One of New Zealand’s largest mineral processors and distributors, Blue Pacific Minerals has a 12-year lease with three six-year rights of renewal. The property is currently generating total net annual income of $825,000 plus GST.
Mr Bradley says properties located around the golden triangle of Auckland, Waikato and Bay of Plenty are attracting interest from investors across the country.
“With Tokoroa on the outside fringe of the triangle but connected via State Highway One, it is well-positioned to benefit from burgeoning investment across each region, as evidenced by our team concluding 23 sales and leasing transactions in South Waikato over the last financial year. These transactions reflect a strong level of local economic activity which continues to attract investment.” he adds.
It’s been a busy period for the Bradleys with another high-value transaction recorded in Mount Maunganui. A 5,961 square-metre cold storage facility on 1.625 hectares of land in two titles at 7-13 Te Maire Street sold to an Auckland investor for $16.126 million, reflecting a 5.3 per cent yield.
The property is located in Mount Maunganui’s industrial zone close to Tauranga’s Port and comprises temperature-controlled storage facilities, canopy cover plus offices and amenities.
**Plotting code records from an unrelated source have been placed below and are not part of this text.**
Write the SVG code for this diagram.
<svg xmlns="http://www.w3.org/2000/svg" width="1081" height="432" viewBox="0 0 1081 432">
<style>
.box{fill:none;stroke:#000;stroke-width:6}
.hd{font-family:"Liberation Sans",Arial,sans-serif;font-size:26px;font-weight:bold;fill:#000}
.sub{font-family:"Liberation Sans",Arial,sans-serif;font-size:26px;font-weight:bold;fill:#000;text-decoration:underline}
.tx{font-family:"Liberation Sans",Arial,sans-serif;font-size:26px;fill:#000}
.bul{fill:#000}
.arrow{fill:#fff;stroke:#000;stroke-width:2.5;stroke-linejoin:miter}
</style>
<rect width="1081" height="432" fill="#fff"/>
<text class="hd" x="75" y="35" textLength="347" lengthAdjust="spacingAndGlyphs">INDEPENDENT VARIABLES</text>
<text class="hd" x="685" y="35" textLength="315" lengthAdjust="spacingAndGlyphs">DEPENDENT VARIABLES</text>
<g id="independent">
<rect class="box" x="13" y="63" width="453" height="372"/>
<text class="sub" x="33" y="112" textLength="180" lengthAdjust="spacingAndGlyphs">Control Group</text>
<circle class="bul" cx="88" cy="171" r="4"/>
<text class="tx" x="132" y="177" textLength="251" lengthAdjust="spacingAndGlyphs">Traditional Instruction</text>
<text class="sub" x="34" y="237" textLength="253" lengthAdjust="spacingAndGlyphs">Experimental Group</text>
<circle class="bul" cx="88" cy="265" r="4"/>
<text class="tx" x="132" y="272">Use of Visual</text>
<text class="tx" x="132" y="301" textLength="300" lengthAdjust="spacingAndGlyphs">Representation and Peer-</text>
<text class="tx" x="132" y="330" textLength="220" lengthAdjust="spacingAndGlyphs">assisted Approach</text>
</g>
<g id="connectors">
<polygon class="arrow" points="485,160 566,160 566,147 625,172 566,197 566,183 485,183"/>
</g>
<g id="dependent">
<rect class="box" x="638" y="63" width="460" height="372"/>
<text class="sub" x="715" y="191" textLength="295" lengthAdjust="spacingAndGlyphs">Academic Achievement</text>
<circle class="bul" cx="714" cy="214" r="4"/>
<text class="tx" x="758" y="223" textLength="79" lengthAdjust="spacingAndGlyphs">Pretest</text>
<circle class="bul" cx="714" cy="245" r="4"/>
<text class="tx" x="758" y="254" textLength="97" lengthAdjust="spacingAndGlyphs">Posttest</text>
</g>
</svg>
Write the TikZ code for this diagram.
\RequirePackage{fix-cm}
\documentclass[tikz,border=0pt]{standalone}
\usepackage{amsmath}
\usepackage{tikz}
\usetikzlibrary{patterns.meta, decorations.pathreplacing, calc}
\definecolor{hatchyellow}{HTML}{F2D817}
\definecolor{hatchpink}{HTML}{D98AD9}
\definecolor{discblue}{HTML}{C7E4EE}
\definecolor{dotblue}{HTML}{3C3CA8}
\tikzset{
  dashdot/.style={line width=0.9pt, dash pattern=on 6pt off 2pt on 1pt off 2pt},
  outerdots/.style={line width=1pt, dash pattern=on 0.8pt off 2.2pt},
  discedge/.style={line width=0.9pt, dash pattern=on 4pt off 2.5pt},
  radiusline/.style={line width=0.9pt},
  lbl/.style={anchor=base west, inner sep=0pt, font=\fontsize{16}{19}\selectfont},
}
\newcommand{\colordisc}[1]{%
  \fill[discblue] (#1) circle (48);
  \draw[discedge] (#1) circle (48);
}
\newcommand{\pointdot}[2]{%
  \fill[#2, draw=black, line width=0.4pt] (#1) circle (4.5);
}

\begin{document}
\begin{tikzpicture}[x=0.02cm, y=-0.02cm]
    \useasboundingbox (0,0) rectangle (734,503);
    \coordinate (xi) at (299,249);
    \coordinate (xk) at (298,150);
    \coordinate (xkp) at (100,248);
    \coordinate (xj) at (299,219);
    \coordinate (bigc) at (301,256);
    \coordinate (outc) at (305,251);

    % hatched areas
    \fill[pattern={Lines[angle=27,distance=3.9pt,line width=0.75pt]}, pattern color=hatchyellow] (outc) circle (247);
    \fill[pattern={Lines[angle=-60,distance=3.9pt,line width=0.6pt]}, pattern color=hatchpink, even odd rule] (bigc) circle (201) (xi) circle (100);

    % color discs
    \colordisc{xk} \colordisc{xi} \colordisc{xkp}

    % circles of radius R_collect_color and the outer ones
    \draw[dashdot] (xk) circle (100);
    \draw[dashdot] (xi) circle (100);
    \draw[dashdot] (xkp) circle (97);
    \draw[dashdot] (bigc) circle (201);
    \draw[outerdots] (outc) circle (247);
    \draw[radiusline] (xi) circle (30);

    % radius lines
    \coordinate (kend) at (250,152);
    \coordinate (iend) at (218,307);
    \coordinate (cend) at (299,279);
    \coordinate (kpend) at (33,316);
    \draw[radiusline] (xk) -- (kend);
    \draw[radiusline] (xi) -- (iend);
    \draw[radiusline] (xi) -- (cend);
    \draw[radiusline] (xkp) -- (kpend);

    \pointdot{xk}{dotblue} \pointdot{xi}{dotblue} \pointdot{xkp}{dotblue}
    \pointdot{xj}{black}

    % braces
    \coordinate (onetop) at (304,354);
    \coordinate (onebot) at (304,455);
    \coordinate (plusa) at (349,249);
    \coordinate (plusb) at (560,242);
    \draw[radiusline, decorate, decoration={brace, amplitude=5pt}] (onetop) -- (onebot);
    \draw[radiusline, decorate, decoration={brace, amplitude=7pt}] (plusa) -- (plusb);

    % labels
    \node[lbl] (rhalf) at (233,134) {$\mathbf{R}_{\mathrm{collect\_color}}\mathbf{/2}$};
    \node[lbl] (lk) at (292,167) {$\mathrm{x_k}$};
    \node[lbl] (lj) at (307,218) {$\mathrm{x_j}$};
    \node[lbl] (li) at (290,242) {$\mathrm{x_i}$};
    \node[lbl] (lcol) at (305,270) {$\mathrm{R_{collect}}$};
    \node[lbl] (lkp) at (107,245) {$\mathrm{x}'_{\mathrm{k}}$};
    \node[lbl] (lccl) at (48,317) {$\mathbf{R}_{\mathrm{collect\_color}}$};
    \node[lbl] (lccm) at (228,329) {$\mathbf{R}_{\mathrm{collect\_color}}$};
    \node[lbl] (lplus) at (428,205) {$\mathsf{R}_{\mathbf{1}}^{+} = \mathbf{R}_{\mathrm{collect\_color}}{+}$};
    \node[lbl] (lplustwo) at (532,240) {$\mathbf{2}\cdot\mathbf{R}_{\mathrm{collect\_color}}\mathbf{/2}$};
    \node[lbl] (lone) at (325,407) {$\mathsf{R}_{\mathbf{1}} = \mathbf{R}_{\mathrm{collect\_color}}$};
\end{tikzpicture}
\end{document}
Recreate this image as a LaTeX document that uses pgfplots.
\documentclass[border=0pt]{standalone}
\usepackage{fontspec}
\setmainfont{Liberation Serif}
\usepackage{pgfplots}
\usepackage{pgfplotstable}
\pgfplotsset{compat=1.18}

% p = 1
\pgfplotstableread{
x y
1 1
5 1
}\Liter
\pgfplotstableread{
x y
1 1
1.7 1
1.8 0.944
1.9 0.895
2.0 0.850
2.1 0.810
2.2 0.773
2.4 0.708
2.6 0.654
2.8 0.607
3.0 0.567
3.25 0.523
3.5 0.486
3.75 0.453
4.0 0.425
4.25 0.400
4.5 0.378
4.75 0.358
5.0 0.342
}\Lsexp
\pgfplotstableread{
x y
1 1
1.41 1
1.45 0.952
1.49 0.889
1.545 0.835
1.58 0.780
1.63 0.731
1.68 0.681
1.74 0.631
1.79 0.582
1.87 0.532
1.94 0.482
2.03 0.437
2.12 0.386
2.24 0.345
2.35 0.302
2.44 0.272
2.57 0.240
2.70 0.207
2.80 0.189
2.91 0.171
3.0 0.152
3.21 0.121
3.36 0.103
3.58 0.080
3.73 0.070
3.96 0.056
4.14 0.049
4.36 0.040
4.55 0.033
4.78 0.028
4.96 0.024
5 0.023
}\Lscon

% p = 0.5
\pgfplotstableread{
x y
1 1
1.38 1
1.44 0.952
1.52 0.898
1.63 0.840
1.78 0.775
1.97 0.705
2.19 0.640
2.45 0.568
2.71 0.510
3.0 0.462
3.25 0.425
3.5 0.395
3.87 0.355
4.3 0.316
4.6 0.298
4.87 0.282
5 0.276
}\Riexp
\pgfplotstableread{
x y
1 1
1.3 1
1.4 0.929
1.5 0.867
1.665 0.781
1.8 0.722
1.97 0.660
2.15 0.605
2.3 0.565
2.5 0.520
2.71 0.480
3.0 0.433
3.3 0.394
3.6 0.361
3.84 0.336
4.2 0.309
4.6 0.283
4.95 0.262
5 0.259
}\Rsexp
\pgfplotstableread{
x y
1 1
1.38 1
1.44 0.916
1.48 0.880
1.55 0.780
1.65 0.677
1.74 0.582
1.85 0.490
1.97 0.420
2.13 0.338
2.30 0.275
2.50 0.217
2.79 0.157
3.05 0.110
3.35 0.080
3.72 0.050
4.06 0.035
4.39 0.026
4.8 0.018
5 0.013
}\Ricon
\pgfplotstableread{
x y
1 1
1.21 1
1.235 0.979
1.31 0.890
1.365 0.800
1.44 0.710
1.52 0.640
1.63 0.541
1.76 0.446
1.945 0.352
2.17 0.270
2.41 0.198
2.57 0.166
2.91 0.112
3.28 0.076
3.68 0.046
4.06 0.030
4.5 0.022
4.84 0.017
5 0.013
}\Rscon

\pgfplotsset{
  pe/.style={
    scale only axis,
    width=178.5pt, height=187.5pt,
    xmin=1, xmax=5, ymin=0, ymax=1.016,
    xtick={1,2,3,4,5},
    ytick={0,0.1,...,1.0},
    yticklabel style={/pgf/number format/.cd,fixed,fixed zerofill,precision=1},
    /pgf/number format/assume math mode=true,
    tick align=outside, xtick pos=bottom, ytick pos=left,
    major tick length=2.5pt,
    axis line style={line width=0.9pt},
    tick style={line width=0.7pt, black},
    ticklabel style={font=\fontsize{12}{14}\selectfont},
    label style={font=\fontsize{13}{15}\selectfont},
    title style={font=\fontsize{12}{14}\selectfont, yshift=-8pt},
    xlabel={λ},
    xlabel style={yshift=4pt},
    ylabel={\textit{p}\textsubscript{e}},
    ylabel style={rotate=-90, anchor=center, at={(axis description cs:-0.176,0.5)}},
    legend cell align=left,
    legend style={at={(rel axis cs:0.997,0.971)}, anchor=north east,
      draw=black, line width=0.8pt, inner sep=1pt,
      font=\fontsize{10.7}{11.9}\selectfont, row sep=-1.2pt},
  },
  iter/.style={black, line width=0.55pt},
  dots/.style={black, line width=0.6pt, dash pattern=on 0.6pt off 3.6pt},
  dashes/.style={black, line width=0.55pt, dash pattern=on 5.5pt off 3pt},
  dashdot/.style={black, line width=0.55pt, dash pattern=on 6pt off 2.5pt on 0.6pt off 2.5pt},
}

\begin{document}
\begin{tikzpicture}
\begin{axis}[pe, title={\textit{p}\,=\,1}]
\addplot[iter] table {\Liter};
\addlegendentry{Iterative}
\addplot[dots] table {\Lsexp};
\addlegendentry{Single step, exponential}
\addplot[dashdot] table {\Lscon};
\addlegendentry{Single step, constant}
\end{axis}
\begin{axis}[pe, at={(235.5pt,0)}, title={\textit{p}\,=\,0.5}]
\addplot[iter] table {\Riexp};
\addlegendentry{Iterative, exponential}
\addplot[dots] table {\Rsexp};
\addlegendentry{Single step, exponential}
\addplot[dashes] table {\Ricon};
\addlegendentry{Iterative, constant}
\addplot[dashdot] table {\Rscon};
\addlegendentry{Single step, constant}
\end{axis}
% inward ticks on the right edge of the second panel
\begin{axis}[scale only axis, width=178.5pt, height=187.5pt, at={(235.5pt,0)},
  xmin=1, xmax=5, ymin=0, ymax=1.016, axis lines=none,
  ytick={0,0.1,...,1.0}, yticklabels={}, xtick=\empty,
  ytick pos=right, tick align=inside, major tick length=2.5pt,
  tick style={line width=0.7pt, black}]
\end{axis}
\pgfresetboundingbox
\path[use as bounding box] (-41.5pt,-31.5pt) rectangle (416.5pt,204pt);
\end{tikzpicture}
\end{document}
A substantial, unutilised grassed area offers future development potential.
“There was huge upside in terms of excess land allowing for expansion to the current facility,” Ryan Bradley says.
National business Cold Storage Nelson (CSN) has a 10-year lease plus two of five-year rights of renewal through to July 2039, paying a current annual net rent of $854,630 plus GST. It specialises in the temperature-controlled export sector of the logistics market.
“Seven parties including investment institutions, of which three were locally based and four out-of-town, submitted tenders for the property, illustrating the attractiveness of the strong tenant covenant and quality of the complex,” Ryan Bradley says. “Our vendor was thrilled with the outcome, having owned the property for many years.”
Brendon Bradley says the transactions reflect strong demand for regional industrial property with long leases to well-established tenants.
“With yields on good quality industrial property in Auckland now below five per cent, investors are looking further afield for more lucrative returns and add-value opportunities,” he adds.